If you want to know that the 550 cord you're buying is actually made according to military specifications, you need to know what those specifications are. Here's a quick and handy guide I put together so you can do exactly that (and of course, you can always purchase true military grade 550 paracord here at

Fiber, Yarn, and Sheath Requirements for Mil-Spec Type III "550" Paracord

First, it's important to note that the US military defines seven types of paracord, all essentially differentiated by their thickness/strength.
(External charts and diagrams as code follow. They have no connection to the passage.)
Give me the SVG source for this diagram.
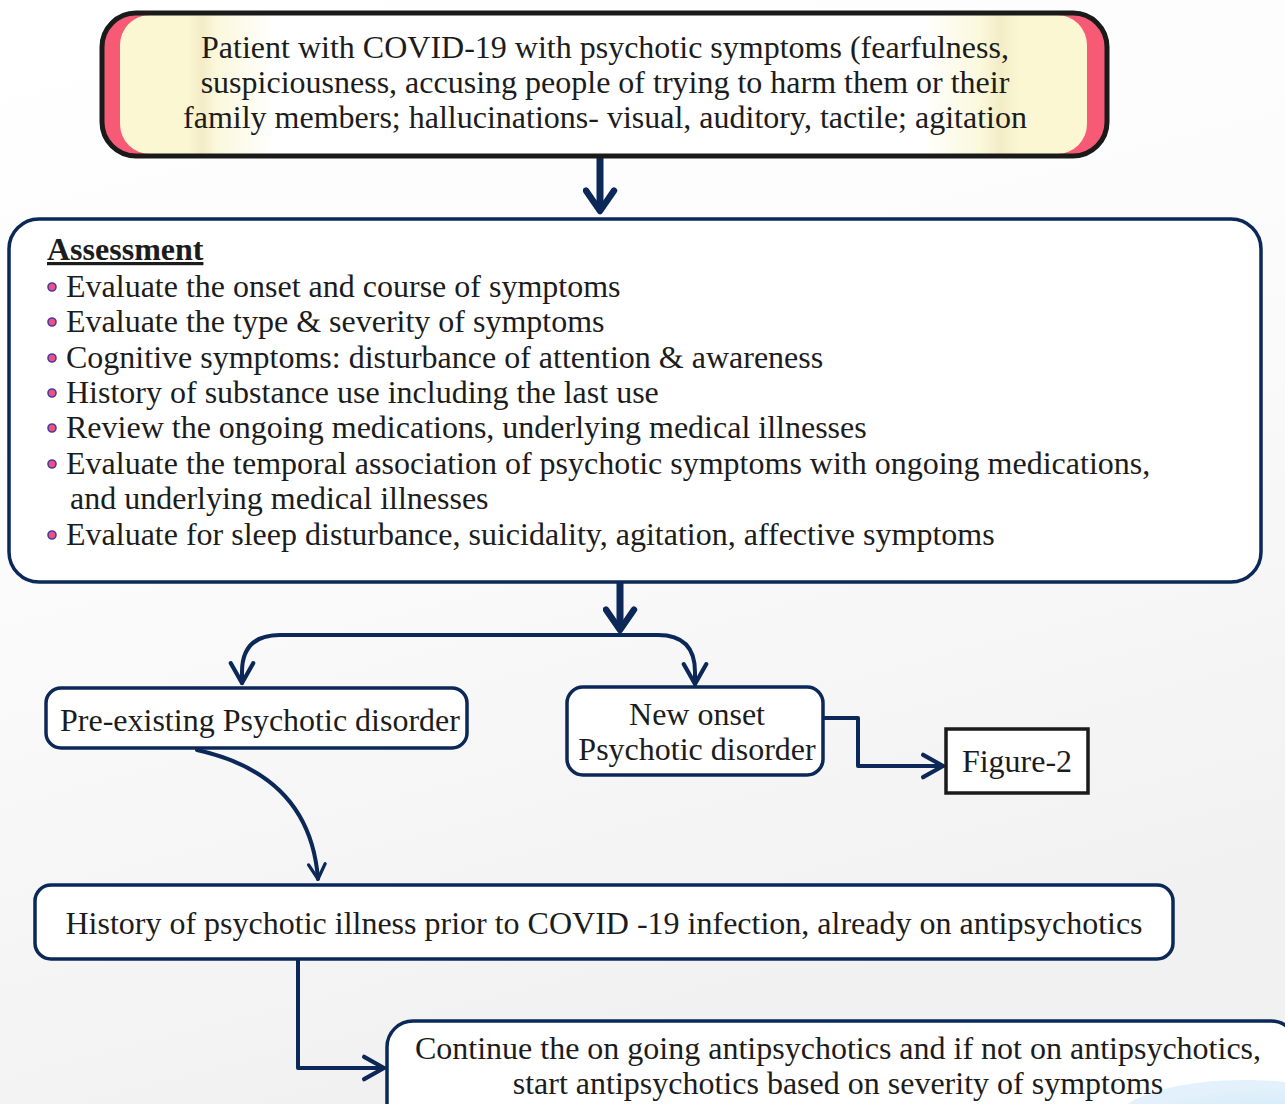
<svg xmlns="http://www.w3.org/2000/svg" width="1285" height="1104" viewBox="0 0 1285 1104">
  <defs>
    <linearGradient id="bg" x1="0" y1="0" x2="0.3" y2="1">
      <stop offset="0" stop-color="#ffffff"/>
      <stop offset="0.5" stop-color="#fbfbfb"/>
      <stop offset="1" stop-color="#f1f1f2"/>
    </linearGradient>
    <linearGradient id="cream" x1="0" y1="0" x2="1" y2="0">
      <stop offset="0" stop-color="#fbf7d3"/>
      <stop offset="0.07" stop-color="#fbf7d3"/>
      <stop offset="0.085" stop-color="#f3ecc6"/>
      <stop offset="0.1" stop-color="#fbf8dc"/>
      <stop offset="0.16" stop-color="#ffffff"/>
      <stop offset="0.83" stop-color="#ffffff"/>
      <stop offset="0.89" stop-color="#fbf8dc"/>
      <stop offset="0.91" stop-color="#f3ecc6"/>
      <stop offset="0.93" stop-color="#fbf7d3"/>
      <stop offset="1" stop-color="#fbf7d3"/>
    </linearGradient>
    <radialGradient id="blue" cx="0.6" cy="0.7" r="0.6">
      <stop offset="0" stop-color="#c4e2f6"/>
      <stop offset="1" stop-color="#e2f1fb"/>
    </radialGradient>
    <marker id="chev" viewBox="0 0 12 12" refX="10" refY="6" markerWidth="7" markerHeight="7" orient="auto" markerUnits="strokeWidth">
      <path d="M1.5,1.2 L10,6 L1.5,10.8" fill="none" stroke="#0b2858" stroke-width="1.8" stroke-linecap="round" stroke-linejoin="round"/>
    </marker>
    <marker id="chevCurve" viewBox="0 0 12 12" refX="10" refY="6" markerWidth="5.2" markerHeight="5.2" orient="auto" markerUnits="strokeWidth">
      <path d="M1.5,1.2 L10,6 L1.5,10.8" fill="none" stroke="#0b2858" stroke-width="1.9" stroke-linecap="round" stroke-linejoin="round"/>
    </marker>
    <marker id="chevBig" viewBox="0 0 12 12" refX="10" refY="6" markerWidth="5" markerHeight="5" orient="auto" markerUnits="strokeWidth">
      <path d="M3,1.2 L10,6 L3,10.8" fill="none" stroke="#0b2858" stroke-width="2.2" stroke-linecap="round" stroke-linejoin="round"/>
    </marker>
  </defs>
  <style>
    .t { font-family: "Liberation Serif", "Times New Roman", serif; font-size: 32px; fill: #1c1c1c; }
    .c { text-anchor: middle; }
    .box { fill: #ffffff; stroke: #0b2858; stroke-width: 3.5; }
    .link { fill: none; stroke: #0b2858; stroke-width: 4; stroke-linecap: round; stroke-linejoin: round; }
    .thick { fill: none; stroke: #0b2858; stroke-width: 7; }
    .dot { fill: #f0507a; stroke: #4a3aa8; stroke-width: 1.6; }
  </style>

  <!-- page background -->
  <rect x="0" y="0" width="1285" height="1104" fill="url(#bg)"/>

  <!-- connectors -->
  <g id="connectors">
    <line class="thick" x1="600" y1="158" x2="600" y2="211" marker-end="url(#chevBig)"/>
    <line class="thick" x1="620" y1="583" x2="620" y2="630" marker-end="url(#chevBig)"/>
    <path class="link" d="M620,635 L280,635 Q242,635 242,672 L242,683" marker-end="url(#chev)"/>
    <path class="link" d="M620,635 L658,635 Q695,635 695,672 L695,684" marker-end="url(#chev)"/>
    <path class="link" d="M823,718 L858,718 L858,766 L943,766" marker-end="url(#chev)"/>
    <path class="link" d="M197,750 Q310,775 318,879" marker-end="url(#chevCurve)" stroke-width="5.5"/>
    <path class="link" d="M298,959 L298,1068 L384,1068" marker-end="url(#chev)"/>
  </g>

  <!-- starting presentation -->
  <g id="node-presentation">
    <rect x="102" y="13" width="1005" height="143" rx="34" fill="#f65a75" stroke="none"/>
    <rect x="120" y="15" width="967" height="139" rx="30" fill="url(#cream)"/>
    <rect x="102" y="13" width="1005" height="143" rx="34" fill="none" stroke="#1a1a1a" stroke-width="5"/>
    <text class="t c" x="605" y="58">Patient with COVID-19 with psychotic symptoms (fearfulness,</text>
    <text class="t c" x="605" y="93">suspiciousness, accusing people of trying to harm them or their</text>
    <text class="t c" x="605" y="128">family members; hallucinations- visual, auditory, tactile; agitation</text>
  </g>

  <!-- assessment checklist -->
  <g id="node-assessment">
    <rect class="box" x="9" y="219" width="1252" height="363" rx="30"/>
    <text class="t" x="47" y="260" font-weight="bold" text-decoration="underline">Assessment</text>
    <circle class="dot" cx="52" cy="287" r="4"/>
    <text class="t" x="66" y="297">Evaluate the onset and course of symptoms</text>
    <circle class="dot" cx="52" cy="322" r="4"/>
    <text class="t" x="66" y="332">Evaluate the type &amp; severity of symptoms</text>
    <circle class="dot" cx="52" cy="358" r="4"/>
    <text class="t" x="66" y="368">Cognitive symptoms: disturbance of attention &amp; awareness</text>
    <circle class="dot" cx="52" cy="393" r="4"/>
    <text class="t" x="66" y="403">History of substance use including the last use</text>
    <circle class="dot" cx="52" cy="428" r="4"/>
    <text class="t" x="66" y="438">Review the ongoing medications, underlying medical illnesses</text>
    <circle class="dot" cx="52" cy="464" r="4"/>
    <text class="t" x="66" y="474">Evaluate the temporal association of psychotic symptoms with ongoing medications,</text>
    <text class="t" x="70" y="509">and underlying medical illnesses</text>
    <circle class="dot" cx="52" cy="535" r="4"/>
    <text class="t" x="66" y="545">Evaluate for sleep disturbance, suicidality, agitation, affective symptoms</text>
  </g>

  <g id="node-preexisting">
    <rect class="box" x="46" y="688" width="421" height="60" rx="15"/>
    <text class="t" x="60" y="731" font-size="31.5">Pre-existing Psychotic disorder</text>
  </g>

  <g id="node-newonset">
    <rect class="box" x="567" y="687" width="256" height="88" rx="16"/>
    <text class="t c" x="697" y="725">New onset</text>
    <text class="t c" x="697" y="760">Psychotic disorder</text>
  </g>

  <g id="node-figure2">
    <rect x="946" y="729" width="142" height="64" fill="#ffffff" stroke="#1a1a1a" stroke-width="3.5"/>
    <text class="t c" x="1017" y="772">Figure-2</text>
  </g>

  <g id="node-history">
    <rect class="box" x="35" y="885" width="1138" height="74" rx="16"/>
    <text class="t c" x="604" y="934">History of psychotic illness prior to COVID -19 infection, already on antipsychotics</text>
  </g>

  <g id="node-continue">
    <rect class="box" x="387" y="1021" width="910" height="110" rx="26" fill="#fafafa"/>
    <ellipse cx="1245" cy="1122" rx="130" ry="42" fill="url(#blue)"/>
    <text class="t c" x="838" y="1059">Continue the on going antipsychotics and if not on antipsychotics,</text>
    <text class="t c" x="838" y="1094">start antipsychotics based on severity of symptoms</text>
  </g>
</svg>
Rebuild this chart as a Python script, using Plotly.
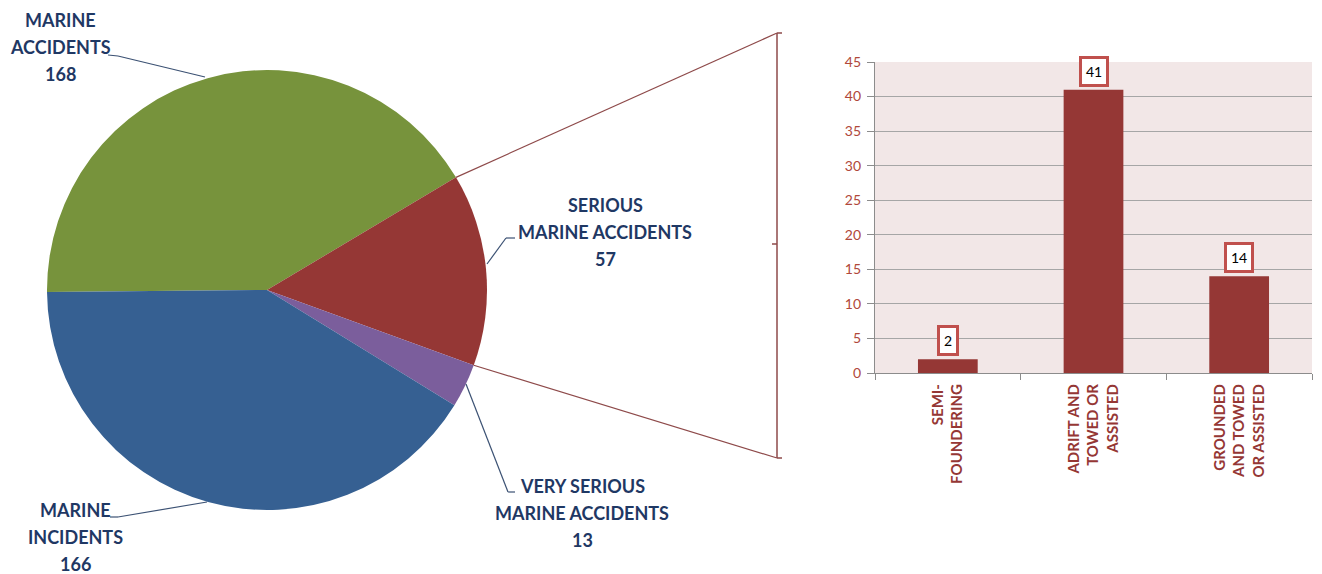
import plotly.graph_objects as go
import math

W, H = 1322, 574

# ---- data ----
pie_labels = ["MARINE ACCIDENTS", "SERIOUS MARINE ACCIDENTS",
              "VERY SERIOUS MARINE ACCIDENTS", "MARINE INCIDENTS"]
pie_values = [168, 57, 13, 166]
pie_colors = ["#77933C", "#953735", "#7B5E9C", "#366092"]
pie_label_lines = [["MARINE", "ACCIDENTS", "168"],
                   ["SERIOUS", "MARINE ACCIDENTS", "57"],
                   ["VERY SERIOUS", "MARINE ACCIDENTS", "13"],
                   ["MARINE", "INCIDENTS", "166"]]

bar_categories = ["SEMI-<br>FOUNDERING",
                  "ADRIFT AND<br>TOWED OR<br>ASSISTED",
                  "GROUNDED<br>AND TOWED<br>OR ASSISTED"]
bar_values = [2, 41, 14]
y_ticks = [0, 5, 10, 15, 20, 25, 30, 35, 40, 45]


def X(px):
    return px / W


def Y(py):
    return 1 - py / H


FONT = "Lato"
NAVY = "#1F3864"
RED = "#953735"

# pie geometry (pixels)
cx, cy, r = 267, 290, 220
rotation = -90.5  # compass degrees, clockwise start of first slice

fig = go.Figure()
fig.add_trace(go.Pie(
    labels=pie_labels, values=pie_values, sort=False, direction="clockwise",
    rotation=rotation, marker=dict(colors=pie_colors, line=dict(width=0)),
    textinfo="none", hoverinfo="label+value", showlegend=False,
    domain=dict(x=[X(cx - r), X(cx + r)], y=[Y(cy + r), Y(cy - r)]),
))

fig.add_trace(go.Bar(
    x=bar_categories, y=bar_values, marker=dict(color=RED, line=dict(width=0)),
    xaxis="x", yaxis="y", showlegend=False, hoverinfo="x+y",
))


def boundary_point(idx):
    tot = sum(pie_values)
    ang = rotation + 360 * sum(pie_values[:idx]) / tot
    a = math.radians(ang)
    return cx + r * math.sin(a), cy - r * math.cos(a)


shapes = []
LINE_C = "#8E4A4A"


def seg(x0, y0, x1, y1, color, w=1.2):
    shapes.append(dict(type="line", xref="paper", yref="paper",
                       x0=X(x0), y0=Y(y0), x1=X(x1), y1=Y(y1),
                       line=dict(color=color, width=w)))


# connectors from serious slice to bracket
bx = 777
p_top = boundary_point(1)
p_bot = boundary_point(2)
seg(p_top[0], p_top[1], bx, 33, LINE_C)
seg(p_bot[0], p_bot[1], bx, 458, LINE_C)
# bracket
seg(bx, 33, bx, 458, LINE_C, 1.5)
seg(bx, 33, bx + 5, 33, LINE_C, 1.5)
seg(bx, 458, bx + 5, 458, LINE_C, 1.5)
seg(bx - 5, 244, bx, 244, LINE_C, 1.5)

# leader lines for pie labels
LEAD = "#3B5173"
seg(108, 55, 118, 56, LEAD)
seg(118, 56, 205, 77, LEAD)
seg(515, 238, 506, 238, LEAD)
seg(506, 238, 487, 264, LEAD)
seg(466, 384, 508, 492, LEAD)
seg(508, 492, 515, 492, LEAD)
seg(110, 517, 118, 517, LEAD)
seg(118, 517, 207, 502, LEAD)

annotations = []
label_pos = [(60, 20), (605, 205), (582, 486), (75, 510)]
for lines, (lx, ly) in zip(pie_label_lines, label_pos):
    for i, t in enumerate(lines):
        annotations.append(dict(
            text=t, x=X(lx), y=Y(ly + 27 * i), xref="paper", yref="paper",
            showarrow=False, xanchor="center", yanchor="middle",
            font=dict(family=FONT, size=18, color=NAVY, weight="bold")))

for c, v in zip(bar_categories, bar_values):
    annotations.append(dict(
        text=str(v), x=c, y=v, xref="x", yref="y", showarrow=False,
        yanchor="bottom", yshift=3, bgcolor="white", bordercolor="#C0504D",
        borderwidth=3, borderpad=4,
        font=dict(family=FONT, size=14, color="black")))

fig.update_layout(
    width=W, height=H, margin=dict(l=0, r=0, t=0, b=0, autoexpand=False),
    paper_bgcolor="white", plot_bgcolor="#F2E7E7",
    shapes=shapes, annotations=annotations,
    xaxis=dict(domain=[X(875), X(1312)], anchor="y", showline=True,
               linecolor="#8C8C8C", linewidth=1.2, ticks="outside",
               tickson="boundaries", ticklen=6, tickcolor="#8C8C8C",
               tickangle=-90, showgrid=False, fixedrange=True,
               ticklabelstandoff=4,
               tickfont=dict(family=FONT, size=15, color=RED, weight="bold")),
    yaxis=dict(domain=[Y(373), Y(62)], anchor="x", range=[0, 45],
               tickvals=y_ticks, showline=True, linecolor="#8C8C8C",
               linewidth=1.2, ticks="outside", ticklen=7, tickcolor="#8C8C8C",
               gridcolor="#A6A6A6", gridwidth=1, zeroline=False,
               fixedrange=True, ticklabelstandoff=3,
               tickfont=dict(family=FONT, size=14, color="#B0483A")),
    bargap=0.59,
)

fig.write_html(
    "out.html",
    config={"displayModeBar": False},
    post_script="var s=document.createElement('style');"
                "s.textContent='html,body{margin:0;padding:0;}';"
                "document.head.appendChild(s);",
)
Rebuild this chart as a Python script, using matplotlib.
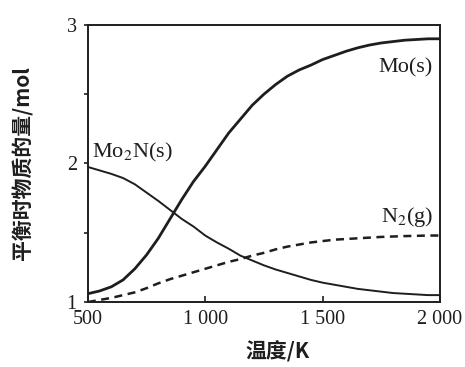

What's often sold as 550 paracord most closely corresponds with miliary-defined Type III paracord, which contains 7-9 yarns in the inner cord, with each yarn spun from three individual fibers made from, "bright, high-tenacity, light-resistant and heat-resistant polyamide prepared from hexamethylenediamine and adipic acid or its derivatives," with a melting point of 244 degrees Celsius (471.2 F).

Inner core yarns also have to be "wet shrunk" at between 90 and 96 degrees Celsius, essentially steaming them into a more compact and stronger yarn before they are sheathed into paracord. Sleeve or sheath yarns are made from the same material, then wet shrunk at between 68 and 74 degrees Celsius prior to braiding. No bleaching agents can be used on any yarns at any time, as this can lower the integrity of the cord.

Military grade paracord is not subjected to any stretching during the manufacturing process, as this can cause micro-tears that weaken the cord.

Paracord Strength and Thickness: Reading Between the Lines of Military Specifications

There is no exact measurement for finished military grade Type III or 550 paracord, but given the material specifications and the 7-9 required inner strands, paracord that is built to military standards should measure close to 4mm in diameter. The direct relationship between the number of strands used in the inner core and the thickness of the finished paracord makes thickness a fairly reliable measure of strength, so long as the right materials and proper manufacturing procedures were used.

The "550" in "550 paracord" refers to the minimum breaking strength of the cord, which for Type III cord is 550 pounds. Obviously, measuring the thickness of the cord and counting inner strands is a much faster and easier way to estimate strength after checking the manufacturing specs.

The DoD's Dos and Dont's of Coloring Your Paracord

Color is the one area of the Defense Department's paracord specifications that SGT. KNOTS deviates from. Natural colors or approved camouflage shades are the only approved colors for true mil-spec paracord; keeping your cord hidden can be useful in some civilian situations but isn't usually as necessary, so I stock an array of paracord colors that would otherwise be military grade.

The important thing to note about color is that certain oils, pigments, and dyeing processes can weaken the paracord, and that would make a substantive change to the military specifications. Manufactured correctly, from the right materials, and dyed using safe pigments and processes, your mil-spec paracord should be up to any task you throw at it.